Vincom Retail (VRE): Real Estate | 6.0% portfolio weight | +3.7% MTD
VRE continued to rally early in October amid optimism surrounding Vingroup-related stocks and expectations of strong second-half earnings. We used the opportunity to trim our position further, as we believed the stock’s 94% YTD rally has already priced in most of the positives.
VRE’s Q3 results were solid, with revenue up 8.3% YoY and net profit up 52% YoY, though much of the profit growth came from non-recurring items. Core leasing revenue increased 7% YoY, and net operating income rose 6% YoY, supported by higher occupancy and an improved tenant mix across entertainment and lifestyle retail categories. We expect Q4 results to remain positive, as we continue to see steady leasing performance, the launch of three new shopping malls, and another asset sale underway.
We reduced our holdings in VRE following its strong rally but continue to retain about half of our original stake, recognizing its strategic role within the Vingroup ecosystem and leadership in Vietnam’s retail property market. The near-term prospects remain positive, driven by consistent leasing momentum, new mall openings, and stable visitor traffic.
Over the next 5 years, we expect VRE’s revenue and profit to grow at moderate compound annual rates of 7.4% and 8.3%, respectively. This reflects limited landbank availability in central areas and expansion into lower-yield adjacent regions in the longer term. Given this more measured outlook, we will continue to rebalance our portfolio should higher-growth opportunities arise elsewhere.
Closing Remarks
The market’s rebound following the FTSE Russell upgrade announcement highlights growing excitement in Vietnam’s reform progress and long-term potential.

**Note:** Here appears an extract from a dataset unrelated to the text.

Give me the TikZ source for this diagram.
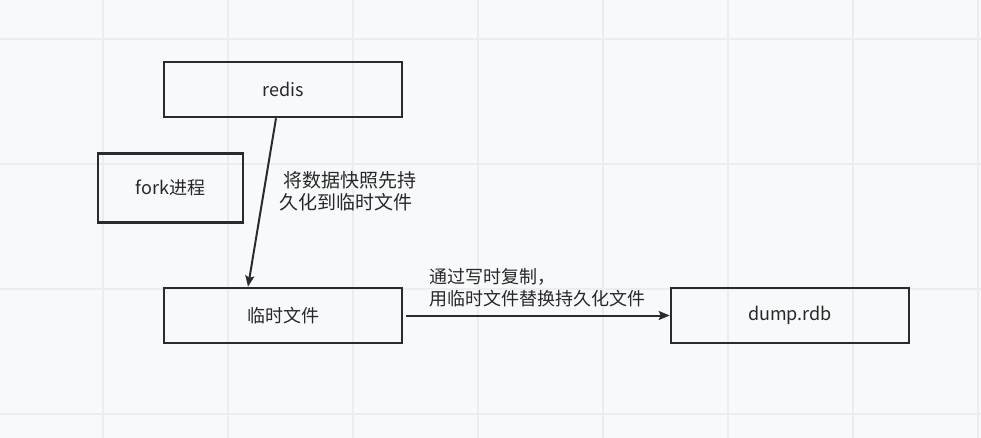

While near-term volatility may persist, we consider this as an important phase in the market’s transition toward greater efficiency and institutional participation.
Our investment strategy remains centered on high-quality, consumer-driven companies with strong fundamentals and sound governance – those best positioned to create shareholder value as Vietnam’s economy continues to develop.